Field Description / Format
perturbation_ontology_id Ensembl gene ID (e.g., ENSG00000141510), ChEBI ID, ChEMBL ID, or NCBI Taxonomy ID
perturbation_type One of: “coculture”, “compound”, “control”, “crispr”, “genetic”, “infection”, “other”, “overexpression”, “peptide or biologic”, “shrna”, “sirna”
perturbation_time Time since perturbation (e.g., “24h”, “48h”)
perturbation_dose Dose of perturbation (e.g., “10uM”, “1mg/kg”)

Working with Results

The result structure is similar to baseline models:

# Access metadata and expression matrices
metadata <- result$metadata
expression <- result$expression

# Compare to your reference
dim(expression)
head(metadata)

Differential Expression

When conditioning on both biological and technical latents, you can directly compare the generated expression to your reference to identify perturbation effects:

# Your reference (input) counts
reference_cpm <- your_reference_counts / sum(your_reference_counts) * 1e6

# Generated (perturbed) counts
generated_cpm <- expression[1, ] / sum(expression[1, ]) * 1e6

# Log fold change
log2fc <- log2(generated_cpm + 1) - log2(reference_cpm + 1)

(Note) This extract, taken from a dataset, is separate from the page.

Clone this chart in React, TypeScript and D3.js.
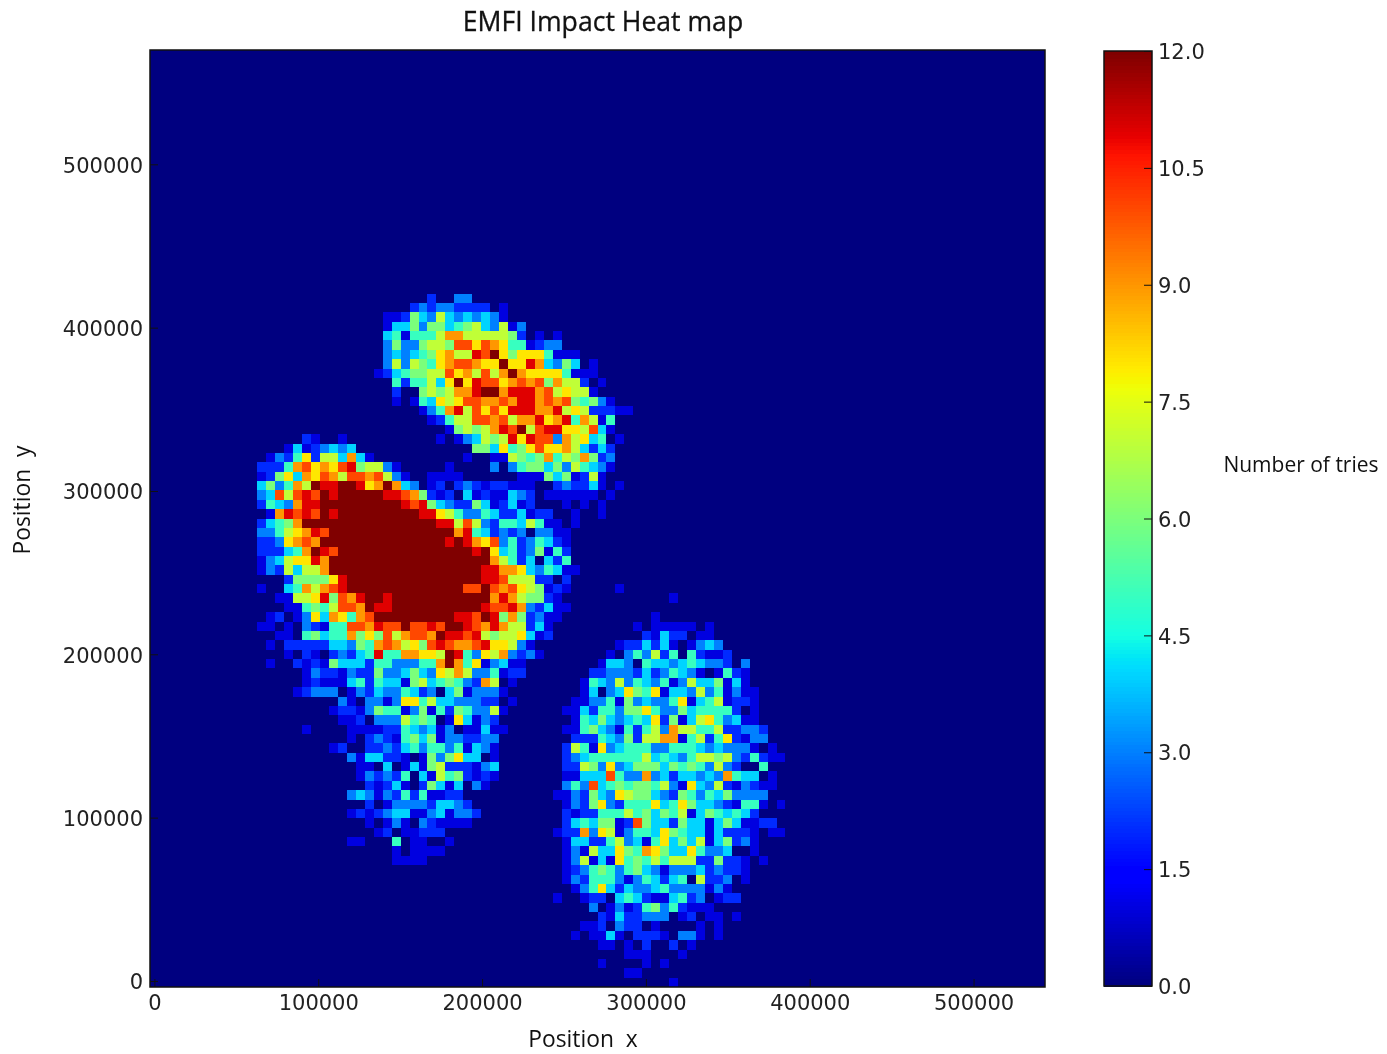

# Identify top changed genes
head(sort(log2fc, decreasing = TRUE), 20)

Important Notes

Counts Vector Length

The reference counts vector must match the model’s expected number of genes. If the length doesn’t match, the API will return a validation error.

Use get_example_query() to see the expected structure and ensure your counts vector has the correct length.

Gene Order

Ensure your reference counts are in the same gene order expected by the model. The response includes a gene_order field that specifies the expected order.